** START DATASET CONTENT **
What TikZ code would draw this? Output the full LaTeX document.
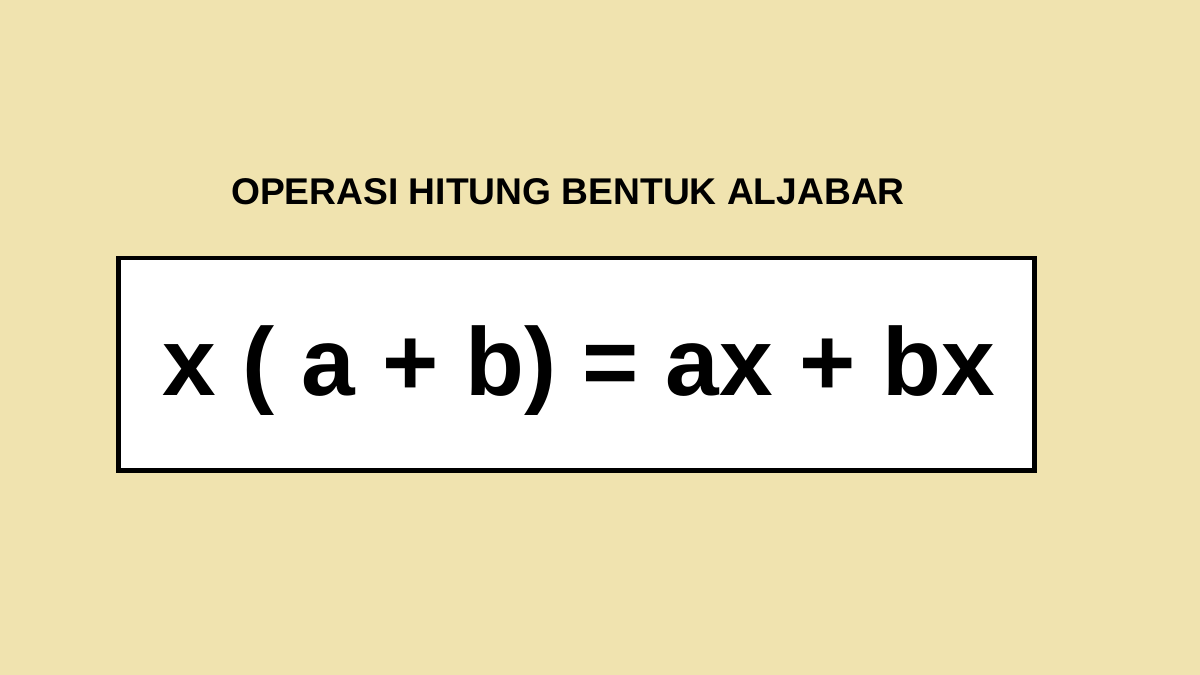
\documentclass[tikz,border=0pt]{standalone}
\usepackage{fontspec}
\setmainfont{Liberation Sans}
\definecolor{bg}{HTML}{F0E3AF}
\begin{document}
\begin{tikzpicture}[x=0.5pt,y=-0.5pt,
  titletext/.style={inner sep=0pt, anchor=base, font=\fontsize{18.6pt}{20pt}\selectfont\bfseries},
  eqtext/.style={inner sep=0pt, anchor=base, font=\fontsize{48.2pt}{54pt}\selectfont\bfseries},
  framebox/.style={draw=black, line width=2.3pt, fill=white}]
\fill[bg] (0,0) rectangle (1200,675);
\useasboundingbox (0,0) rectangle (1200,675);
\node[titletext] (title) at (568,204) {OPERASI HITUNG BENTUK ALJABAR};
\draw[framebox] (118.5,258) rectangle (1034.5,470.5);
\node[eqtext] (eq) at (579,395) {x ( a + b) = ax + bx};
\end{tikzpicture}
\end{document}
** END DATASET CONTENT **
▶ **EXERCISE**: In this exercise, set down all of the data exactly, without the pictures.

▶ **RESPONSE FOR THIS EXERCISE**:
What TikZ code would draw this? Output the full LaTeX document.
\documentclass[tikz,border=0pt]{standalone}
\usepackage{fontspec}
\setmainfont{Liberation Sans}
\definecolor{bg}{HTML}{F0E3AF}
\begin{document}
\begin{tikzpicture}[x=0.5pt,y=-0.5pt,
  titletext/.style={inner sep=0pt, anchor=base, font=\fontsize{18.6pt}{20pt}\selectfont\bfseries},
  eqtext/.style={inner sep=0pt, anchor=base, font=\fontsize{48.2pt}{54pt}\selectfont\bfseries},
  framebox/.style={draw=black, line width=2.3pt, fill=white}]
\fill[bg] (0,0) rectangle (1200,675);
\useasboundingbox (0,0) rectangle (1200,675);
\node[titletext] (title) at (568,204) {OPERASI HITUNG BENTUK ALJABAR};
\draw[framebox] (118.5,258) rectangle (1034.5,470.5);
\node[eqtext] (eq) at (579,395) {x ( a + b) = ax + bx};
\end{tikzpicture}
\end{document}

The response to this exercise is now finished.